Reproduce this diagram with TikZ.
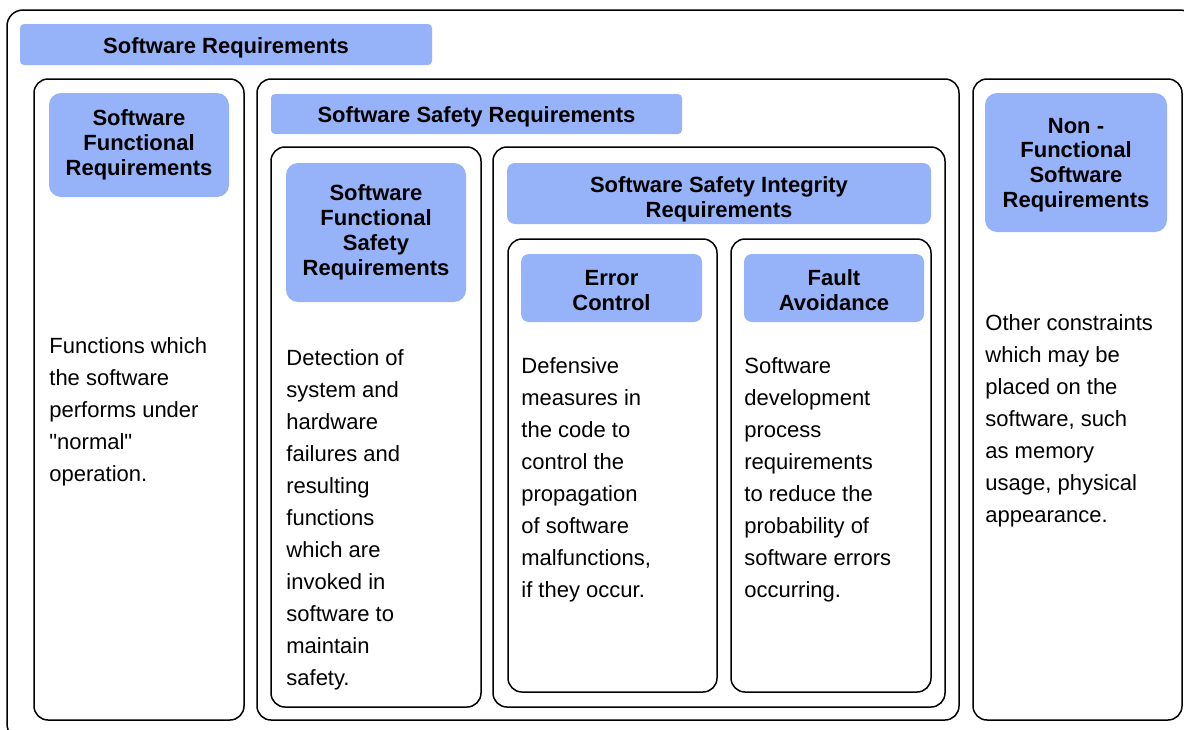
\documentclass[tikz,border=0pt]{standalone}
\usepackage{fontspec}
\setmainfont{Liberation Sans}[Ligatures=TeXOff]
\usepackage{tikz}
\usepackage{xcolor}
\definecolor{headblue}{RGB}{150,178,248}
\tikzset{
  reqframe/.style={draw=black,line width=0.75pt,rounded corners=7pt},
  headbox/.style={fill=headblue,rounded corners=6pt,inner sep=0pt,align=center,
    font=\fontsize{11}{12.4}\selectfont\bfseries},
  headbar/.style={headbox,rounded corners=2pt,text height=8.7pt,text depth=0pt},
  bodytext/.style={anchor=north west,inner sep=0pt,align=left,
    font=\fontsize{11}{16}\selectfont}
}

\begin{document}
\begin{tikzpicture}[x=0.5pt,y=-0.5pt]
        \clip (0,0) rectangle (1184,729);
        \draw[reqframe,rounded corners=8pt] (7,10) rectangle (1196,740);
        \node[headbar,minimum width=206pt,minimum height=20.5pt] (swreq) at (226,44.5) {Software Requirements};

        \draw[reqframe] (34,79) rectangle (244,720);
        \node[headbox,minimum width=90pt,minimum height=52pt] (funchead) at (139,145) {Software\\Functional\\Requirements};
        \node[bodytext] (functext) at (49,330.6) {\strut Functions which\\the software\\performs under\\"normal"\\operation.};

        \draw[reqframe] (257,79) rectangle (959,720);
        \node[headbar,minimum width=205.5pt,minimum height=20pt] (safereq) at (476.5,114) {Software Safety Requirements};

        \draw[reqframe] (271,147) rectangle (481,707);
        \node[headbox,minimum width=90pt,minimum height=69.5pt] (fsafehead) at (376,232.5) {Software\\Functional\\Safety\\Requirements};
        \node[bodytext] (fsafetext) at (286,342.6) {\strut Detection of\\system and\\hardware\\failures and\\resulting\\functions\\which are\\invoked in\\software to\\maintain\\safety.};

        \draw[reqframe] (493,147) rectangle (945,707);
        \node[headbox,rounded corners=4pt,minimum width=212pt,minimum height=30.5pt,text height=23.5pt,text depth=0pt] (integhead) at (719,193.5) {Software Safety Integrity\\Requirements};

        \draw[reqframe] (508,239) rectangle (717,692);
        \node[headbox,rounded corners=4pt,minimum width=90.5pt,minimum height=34pt,text height=22pt,text depth=0pt] (errhead) at (611.5,288) {Error\\Control};
        \node[bodytext] (errtext) at (521,350.6) {\strut Defensive\\measures in\\the code to\\control the\\propagation\\of software\\malfunctions,\\if they occur.};

        \draw[reqframe] (731,239) rectangle (931,692);
        \node[headbox,rounded corners=4pt,minimum width=90pt,minimum height=34pt,text height=22pt,text depth=0pt] (faulthead) at (834,288) {Fault\\Avoidance};
        \node[bodytext] (faulttext) at (744,350.6) {\strut Software\\development\\process\\requirements\\to reduce the\\probability of\\software errors\\occurring.};

        \draw[reqframe] (973,79) rectangle (1182,720);
        \node[headbox,minimum width=91pt,minimum height=69.5pt,text height=45pt,text depth=0pt] (nonfhead) at (1076,162.5) {Non -\\Functional\\Software\\Requirements};
        \node[bodytext] (nonftext) at (985,307.6) {\strut Other constraints\\which may be\\placed on the\\software, such\\as memory\\usage, physical\\appearance.};
\end{tikzpicture}
\end{document}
===
Exercise requirements:
Copy every line of the data word for word, omitting the images.

Full solution:
Reproduce this diagram with TikZ.
\documentclass[tikz,border=0pt]{standalone}
\usepackage{fontspec}
\setmainfont{Liberation Sans}[Ligatures=TeXOff]
\usepackage{tikz}
\usepackage{xcolor}
\definecolor{headblue}{RGB}{150,178,248}
\tikzset{
  reqframe/.style={draw=black,line width=0.75pt,rounded corners=7pt},
  headbox/.style={fill=headblue,rounded corners=6pt,inner sep=0pt,align=center,
    font=\fontsize{11}{12.4}\selectfont\bfseries},
  headbar/.style={headbox,rounded corners=2pt,text height=8.7pt,text depth=0pt},
  bodytext/.style={anchor=north west,inner sep=0pt,align=left,
    font=\fontsize{11}{16}\selectfont}
}

\begin{document}
\begin{tikzpicture}[x=0.5pt,y=-0.5pt]
        \clip (0,0) rectangle (1184,729);
        \draw[reqframe,rounded corners=8pt] (7,10) rectangle (1196,740);
        \node[headbar,minimum width=206pt,minimum height=20.5pt] (swreq) at (226,44.5) {Software Requirements};

        \draw[reqframe] (34,79) rectangle (244,720);
        \node[headbox,minimum width=90pt,minimum height=52pt] (funchead) at (139,145) {Software\\Functional\\Requirements};
        \node[bodytext] (functext) at (49,330.6) {\strut Functions which\\the software\\performs under\\"normal"\\operation.};

        \draw[reqframe] (257,79) rectangle (959,720);
        \node[headbar,minimum width=205.5pt,minimum height=20pt] (safereq) at (476.5,114) {Software Safety Requirements};

        \draw[reqframe] (271,147) rectangle (481,707);
        \node[headbox,minimum width=90pt,minimum height=69.5pt] (fsafehead) at (376,232.5) {Software\\Functional\\Safety\\Requirements};
        \node[bodytext] (fsafetext) at (286,342.6) {\strut Detection of\\system and\\hardware\\failures and\\resulting\\functions\\which are\\invoked in\\software to\\maintain\\safety.};

        \draw[reqframe] (493,147) rectangle (945,707);
        \node[headbox,rounded corners=4pt,minimum width=212pt,minimum height=30.5pt,text height=23.5pt,text depth=0pt] (integhead) at (719,193.5) {Software Safety Integrity\\Requirements};

        \draw[reqframe] (508,239) rectangle (717,692);
        \node[headbox,rounded corners=4pt,minimum width=90.5pt,minimum height=34pt,text height=22pt,text depth=0pt] (errhead) at (611.5,288) {Error\\Control};
        \node[bodytext] (errtext) at (521,350.6) {\strut Defensive\\measures in\\the code to\\control the\\propagation\\of software\\malfunctions,\\if they occur.};

        \draw[reqframe] (731,239) rectangle (931,692);
        \node[headbox,rounded corners=4pt,minimum width=90pt,minimum height=34pt,text height=22pt,text depth=0pt] (faulthead) at (834,288) {Fault\\Avoidance};
        \node[bodytext] (faulttext) at (744,350.6) {\strut Software\\development\\process\\requirements\\to reduce the\\probability of\\software errors\\occurring.};

        \draw[reqframe] (973,79) rectangle (1182,720);
        \node[headbox,minimum width=91pt,minimum height=69.5pt,text height=45pt,text depth=0pt] (nonfhead) at (1076,162.5) {Non -\\Functional\\Software\\Requirements};
        \node[bodytext] (nonftext) at (985,307.6) {\strut Other constraints\\which may be\\placed on the\\software, such\\as memory\\usage, physical\\appearance.};
\end{tikzpicture}
\end{document}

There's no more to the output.